David S writes:
It seems to me that there are a lot of people in the same boat as me right now with their Mac Pro:
1. Have a 2010 Mac Pro that I've souped up through the years (OWC Accelsior hard drive, lots of RAM, etc.).
2. Passed on the latest capsule Mac Pro at the time because it didn't seem quite good enough then.
3. Now dying for a new machine but not willing to spend >$5k on a 2.5 year old Mac (shocking that its been this long).
So the question is do you:
a. Take another stab at souping up the old Mac Pro with the OWC Turnkey processor upgrade (which can currently get a machine that is faster than the current Mac Pro being sold by Apple, at least on paper), more RAM and a new graphics cards. This is easily a $4k expense.
b. Buy the current Mac Pro from Apple. As I said before, this is >$5k.
c. Wait for a new Mac Pro this year (presumably with Thunderbolt 3, fast GPU/CPU, etc.).

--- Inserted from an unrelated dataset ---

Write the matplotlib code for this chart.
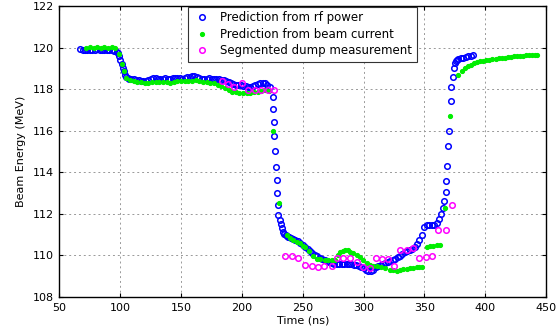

For the moment I have being doing #c but its killing me - I have a machine that is running out of everything. And add to that that I've been doing more video these days and it takes me 6 hours for FCP to process 1 hour of 1080p video. One wonders whether Apple is really paying attention anymore to this part of the market (which I think is a huge mistake by them, but they are too busy making phones to even notice).
MPG: anyone who has skipped a generation (the 2013 Mac Pro) is now sitting pretty, or so one hopes: a revised 2013 Mac Pro with Thunderbolt 3 and external 5K video support could be in the works this year. On the other hand, given how long Apple took to deliver the 2013 Mac Pro makes one wonder about a follow-on timeline, if any.
Te nature of the work raises the question of whether the Mac Pro is even necessary. For some, the Mac Pro is no longer required now that the late 2015 iMac 5K supports 64GB memory. For others, nothing less will do (ports, up to 128GB, dual GPU although the GPU advantage is dubious at best).
At this point I deem it wise to assume that a revised Mac Pro will debut in 2016, which means I would not be a fan of buying the 2013 Mac Pro at this point. Or, if buying one, buying one used or at least refurbished or at a discount (B&H often has discounted Macs). But I also would not be in a hurry to spend big bucks on upgrading a 2010 Mac Pro. Specific upgrades might help, and that’s why anyone really considering $4K for upgrading an old machine may want to consult with me first to work out where there actually is likely to be bang for the buck.
In terms of 2010 Mac Pro models, OWC has deep discounts on used Mac Pros, which is another option.